After cleansing data against a knowledge base, the question usually arises. If there are new values in the ‘dirty’ dataset which I manually corrected/approved and are not in the knowledge base, does it automatically get added to the knowledge base? The short answer is no, it doesn’t. While it sounds like a great idea to just keep automatically adding these values to the knowledge base, in reality it’s supposed to be more of a managed process.
Even though new values aren’t automatically added to the knowledge base, DQS does provide the ability to import newly cleansed values into the knowledge base afterwards. Let’s take a look at how this is done. First, select Domain Management on the Knowledge Base.
Select the desired Domain and on the left side. Now, near the top right grab the drop down on the ‘Import Values’ button. You are presented with two choices; Import project values, and Import valid values from Excel. The first option allows you to import values from a previous cleansing project. As stated, the second option allows data to be imported from Excel.
In our example, we will import values from a previously ran cleansing project. Simply select the desired project from the list.
The next screen will present new values which may include Correct values, Errors, and Invalid values. All of which will continue to add value to the knowledge base. In this screenshot, we see that there will be two corrected values (Errors) and one new value (Correct) added.
Click finish to close the import box and let’s take a look at what happened. After looking at the Domain values, we can see that our values have indeed been added and therefore helped improve the knowledge base.

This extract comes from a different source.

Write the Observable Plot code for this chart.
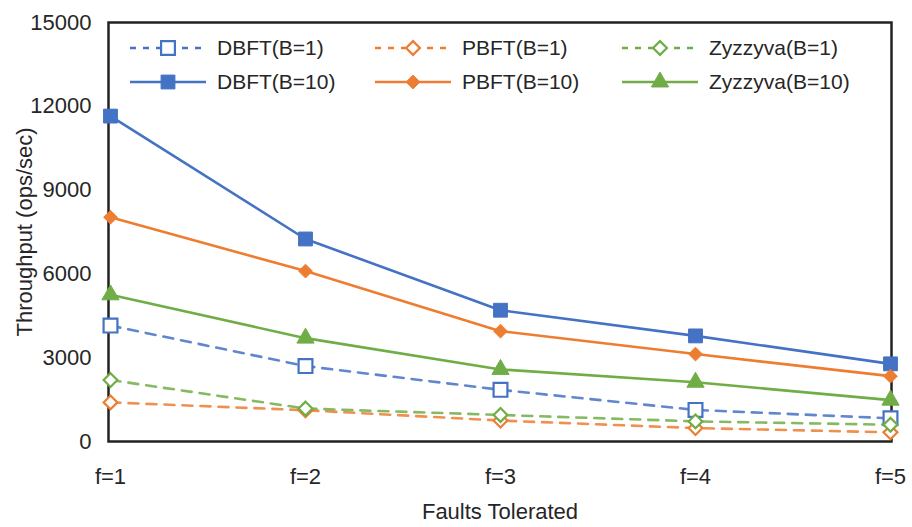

Knowledge bases are very important when cleansing data in DQS. In this example we saw how to continually improve knowledge bases by importing cleansed data. As your knowledge bases continue to evolve, you should also see the quality of cleansed data improve over time.
Jeff,
Excellent article. What I like about your example: short, simple, right to the point and very visual.
Way to go 🙂
Thank you very much for taking the time to put this together.
David Kats
You bet. Glad it helped you out David.